There’s a second cost. The same dollars that would have paid down a cheap mortgage could have stayed invested. If your portfolio is expected to out-earn your mortgage rate over time, paying off that loan is choosing the lower return on purpose. With a large balance, the gap compounds into real money over a retirement that might run thirty years.
The order of withdrawals is the real game
This is why I care less about whether you carry a mortgage and more about your withdrawal order. Funding a payoff by yanking a lump sum out of a tax-deferred account in one year is often the most expensive way to do it. Spreading income across accounts and years, filling up the lower brackets deliberately, keeps far more of your money.

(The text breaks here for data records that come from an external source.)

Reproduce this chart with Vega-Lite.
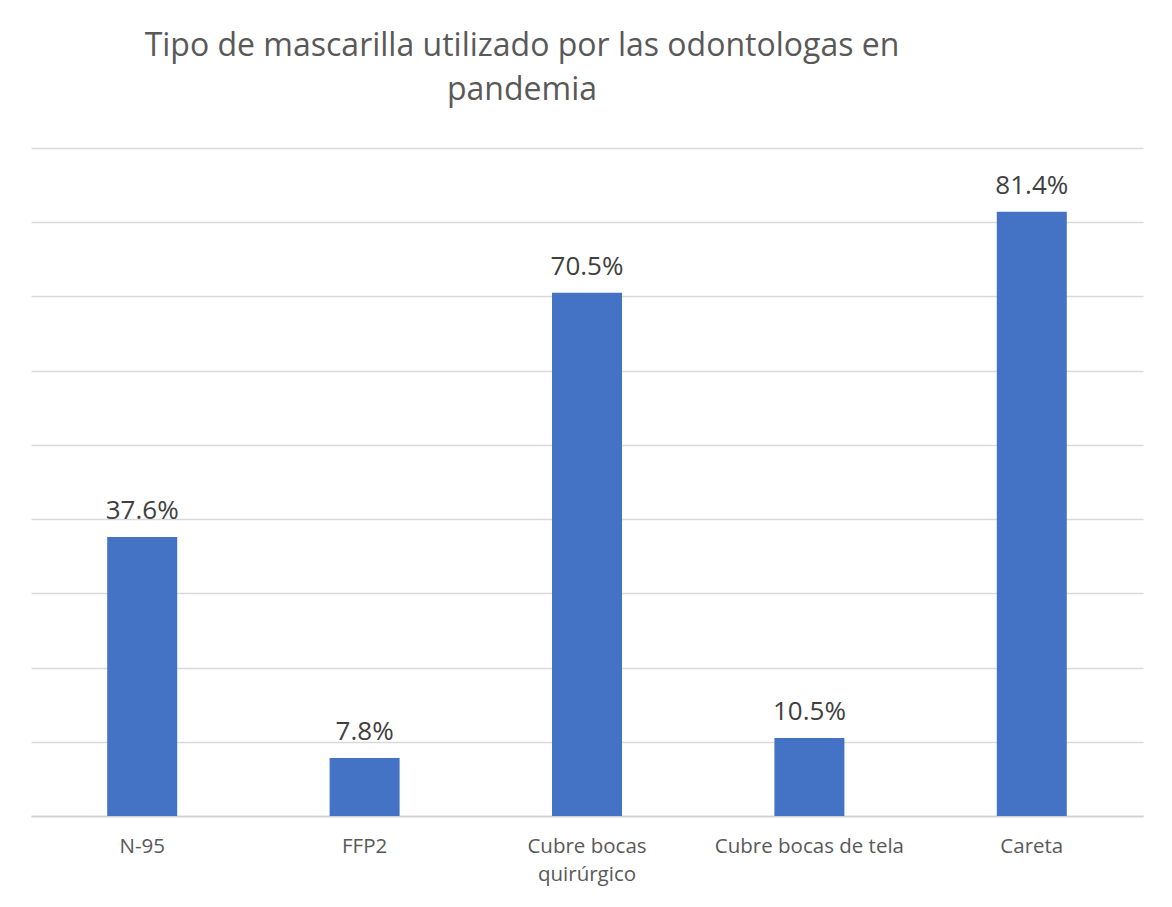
{
  "$schema": "https://vega.github.io/schema/vega-lite/v6.json",
  "width": 1112,
  "height": 668,
  "autosize": {"type": "none"},
  "padding": {"left": 31, "top": 148, "right": 29, "bottom": 91},
  "background": "white",
  "title": {
    "text": ["Tipo de mascarilla utilizado por las odontologas en", "pandemia"],
    "anchor": "middle",
    "dx": -65,
    "offset": 41,
    "font": "Open Sans",
    "fontSize": 32,
    "fontWeight": "normal",
    "color": "#595959",
    "lineHeight": 44
  },
  "data": {
    "values": [
      {"tipo": "N-95", "valor": 0.376},
      {"tipo": "FFP2", "valor": 0.078},
      {"tipo": "Cubre bocas quirúrgico", "valor": 0.705},
      {"tipo": "Cubre bocas de tela", "valor": 0.105},
      {"tipo": "Careta", "valor": 0.814}
    ]
  },
  "config": {"view": {"stroke": null}},
  "encoding": {
    "x": {
      "field": "tipo",
      "type": "nominal",
      "sort": null,
      "scale": {"paddingInner": 0, "paddingOuter": 0},
      "axis": {
        "title": null,
        "labelAngle": 0,
        "labelFont": "Open Sans",
        "labelFontSize": 20.5,
        "labelColor": "#595959",
        "labelPadding": 20,
        "labelLineHeight": 28,
        "labelLimit": 0,
        "ticks": false,
        "domainColor": "#d0d0d0",
        "domainWidth": 1.5,
        "labelExpr": "datum.label == 'Cubre bocas quirúrgico' ? ['Cubre bocas', 'quirúrgico'] : datum.label"
      }
    },
    "y": {
      "field": "valor",
      "type": "quantitative",
      "scale": {"domain": [0, 0.9], "nice": false},
      "axis": {
        "title": null,
        "labels": false,
        "ticks": false,
        "domain": false,
        "values": [0, 0.1, 0.2, 0.3, 0.4, 0.5, 0.6, 0.7, 0.8, 0.9],
        "gridColor": "#d9d9d9",
        "gridWidth": 1.5
      }
    }
  },
  "layer": [
    {"mark": {"type": "bar", "size": 70, "color": "#4472C4"}},
    {
      "mark": {
        "type": "text",
        "baseline": "alphabetic",
        "dy": -18,
        "font": "Open Sans",
        "fontSize": 26,
        "color": "#404040"
      },
      "encoding": {"text": {"field": "valor", "type": "quantitative", "format": ".1%"}}
    }
  ]
}
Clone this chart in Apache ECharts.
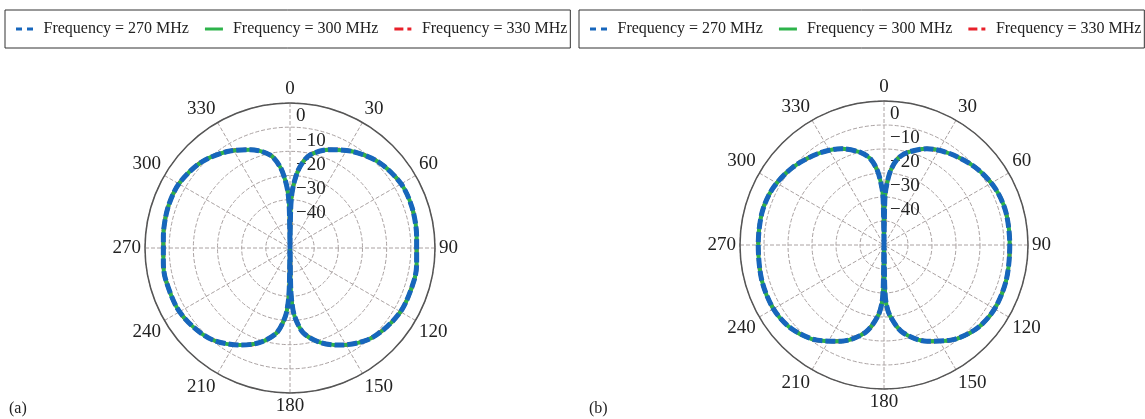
<!DOCTYPE html>
<html>
<head>
<meta charset="utf-8">
<script src="https://cdn.jsdelivr.net/npm/echarts@6/dist/echarts.min.js"></script>
<style>
html,body{margin:0;padding:0;background:#fff;}
#chart{width:1145px;height:419px;}
</style>
</head>
<body>
<div id="chart"></div>
<script>
// ---- data ----
const seriesNames = ['Frequency = 270 MHz', 'Frequency = 300 MHz', 'Frequency = 330 MHz'];
const angleTicks = [0, 30, 60, 90, 120, 150, 180, 210, 240, 270, 300, 330];
const radialTickLabels = [0, -10, -20, -30, -40];
const panelLabels = ['(a)', '(b)'];

// panel (a): angle (deg, clockwise from top) and gain (dB); the three frequencies coincide
const anglesA = [0, 1, 2, 4, 7, 12, 22, 33, 46, 60, 72, 85, 90, 97, 104, 118, 129, 140, 153, 162, 171, 176, 178, 179, 180,
  181, 182, 184, 189, 198, 207, 220, 231, 242, 256, 263, 270, 275, 288, 300, 314, 327, 338, 348, 353, 356, 358, 359, 360];
const gainA270 = [-60, -44, -37.5, -31.9, -26.1, -20.7, -16.1, -12.4, -8.9, -6.9, -6.8, -7.4, -7.6, -7.2, -6.9, -7.1, -8.3, -10.3, -14.9, -18.8, -24.4, -31.4, -37.2, -44, -60,
  -44, -37.2, -31.4, -24.4, -18.8, -14.9, -10.3, -8.3, -7.1, -6.9, -7.2, -7.6, -7.4, -6.8, -6.9, -8.9, -12.4, -16.1, -20.7, -26.1, -31.9, -37.5, -44, -60];
const gainA300 = gainA270.slice();
const gainA330 = gainA270.slice();

// panel (b)
const anglesB = [0, 1, 2, 5, 9, 14, 24, 36, 50, 63, 75, 90, 106, 120, 132, 145, 156, 168, 175, 178, 179, 180,
  181, 182, 185, 192, 204, 215, 228, 240, 254, 270, 285, 297, 310, 324, 336, 346, 351, 355, 358, 359, 360];
const gainB270 = [-60, -42, -36.5, -29, -23.6, -20.3, -16.1, -13.0, -10.0, -8.0, -7.4, -7.6, -7.0, -6.8, -8.0, -11.6, -16.1, -22.8, -30.2, -36, -43, -60,
  -43, -36, -30.2, -22.8, -16.1, -11.6, -8.0, -6.8, -7.0, -7.6, -7.4, -8.0, -10.0, -13.0, -16.1, -20.3, -23.6, -29, -36.5, -42, -60];
const gainB300 = gainB270.slice();
const gainB330 = gainB270.slice();

// ---- chart ----
const FONT = 'Liberation Serif';
const colors = { 270: '#1766bc', 300: '#2db34a', 330: '#e8202a' };

function pairs(angles, gains) {
  return angles.map((a, i) => [gains[i], a]);
}

function makeSeries(pi, angles, g270, g300, g330) {
  return [
    { name: seriesNames[2], type: 'line', coordinateSystem: 'polar', polarIndex: pi, data: pairs(angles, g330),
      symbol: 'none', smooth: 0.3, color: colors[330], lineStyle: { color: colors[330], width: 4, type: [8, 4, 3, 4] } },
    { name: seriesNames[1], type: 'line', coordinateSystem: 'polar', polarIndex: pi, data: pairs(angles, g300),
      symbol: 'none', smooth: 0.3, color: colors[300], lineStyle: { color: colors[300], width: 4 } },
    { name: seriesNames[0], type: 'line', coordinateSystem: 'polar', polarIndex: pi, data: pairs(angles, g270),
      symbol: 'none', smooth: 0.3, color: colors[270], lineStyle: { color: colors[270], width: 5, type: [10, 3] } }
  ];
}

function angleAxis(pi) {
  return {
    polarIndex: pi, type: 'value', min: 0, max: 360, interval: 30, startAngle: 90, clockwise: true,
    axisLine: { lineStyle: { color: '#555', width: 1.5 } },
    axisTick: { show: false },
    splitLine: { lineStyle: { color: '#aaa2a2', width: 1, type: [4, 2] } },
    axisLabel: {
      margin: 4, fontFamily: FONT, fontSize: 19, color: '#222',
      formatter: v => (angleTicks.indexOf(v) >= 0 ? String(v) : '')
    }
  };
}

function radiusAxis(pi) {
  return {
    polarIndex: pi, type: 'value', min: -60, max: 0, interval: 10,
    axisLine: { show: false }, axisTick: { show: false },
    splitLine: { lineStyle: { color: '#aaa2a2', width: 1, type: [4, 2] } },
    axisLabel: {
      margin: -6, align: 'left', verticalAlign: 'top', padding: [4, 0, 0, 0],
      fontFamily: FONT, fontSize: 19, color: '#222',
      formatter: v => (radialTickLabels.indexOf(v) >= 0 ? (v < 0 ? '\u2212' + Math.abs(v) : String(v)) : '')
    }
  };
}

// legend icons: short stroke patterns drawn as filled paths (18 x 3)
const iconDash = 'path://M0,0h6v3h-6z M11,0h6v3h-6z';
const iconSolid = 'path://M0,0h18v3h-18z';
const iconDashDot = 'path://M0,0h9v3h-9z M13,0h4v3h-4z';

function legend(left) {
  return {
    left: left, top: 10, width: 620, orient: 'horizontal',
    padding: [11, 3, 11, 11], itemWidth: 18, itemHeight: 3, itemGap: 16,
    borderColor: '#333', borderWidth: 1,
    textStyle: { fontFamily: FONT, fontSize: 16, color: '#222', padding: [0, 0, 0, 5] },
    data: [
      { name: seriesNames[0], icon: iconDash, itemStyle: { color: colors[270] } },
      { name: seriesNames[1], icon: iconSolid, itemStyle: { color: colors[300] } },
      { name: seriesNames[2], icon: iconDashDot, itemStyle: { color: colors[330] } }
    ]
  };
}

const chart = echarts.init(document.getElementById('chart'));
chart.setOption({
  animation: false,
  backgroundColor: '#fff',
  title: [
    { text: panelLabels[0], left: 4, top: 396, textStyle: { fontFamily: FONT, fontSize: 16, fontWeight: 'normal', color: '#222' } },
    { text: panelLabels[1], left: 584, top: 396, textStyle: { fontFamily: FONT, fontSize: 16, fontWeight: 'normal', color: '#222' } }
  ],
  legend: [legend(5), legend(579)],
  polar: [
    { center: [290, 248], radius: 145 },
    { center: [884, 245], radius: 144 }
  ],
  angleAxis: [angleAxis(0), angleAxis(1)],
  radiusAxis: [radiusAxis(0), radiusAxis(1)],
  series: [].concat(
    makeSeries(0, anglesA, gainA270, gainA300, gainA330),
    makeSeries(1, anglesB, gainB270, gainB300, gainB330)
  )
});
</script>
</body>
</html>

And there’s timing risk hiding in the lump sum. Sell a big slug of investments in a down market to clear the mortgage and you’ve locked in losses at the worst moment, the same sequence-of-returns risk that can quietly damage an early retirement. The debt didn’t hurt you. The forced sale did.
The honest version
Retire free of expensive debt. Always. On a cheap, fixed-rate mortgage, the math is a real question, not a moral one, and the answer turns on your rate, your tax situation, and where the payoff cash comes from. If owning your home outright lets you sleep, do it with open eyes and pay it down gradually from the right accounts, not in one tax-spiking lump. The goal was never zero debt. The goal is the most money in your pocket and the least friction in your life, and sometimes a small mortgage serves both.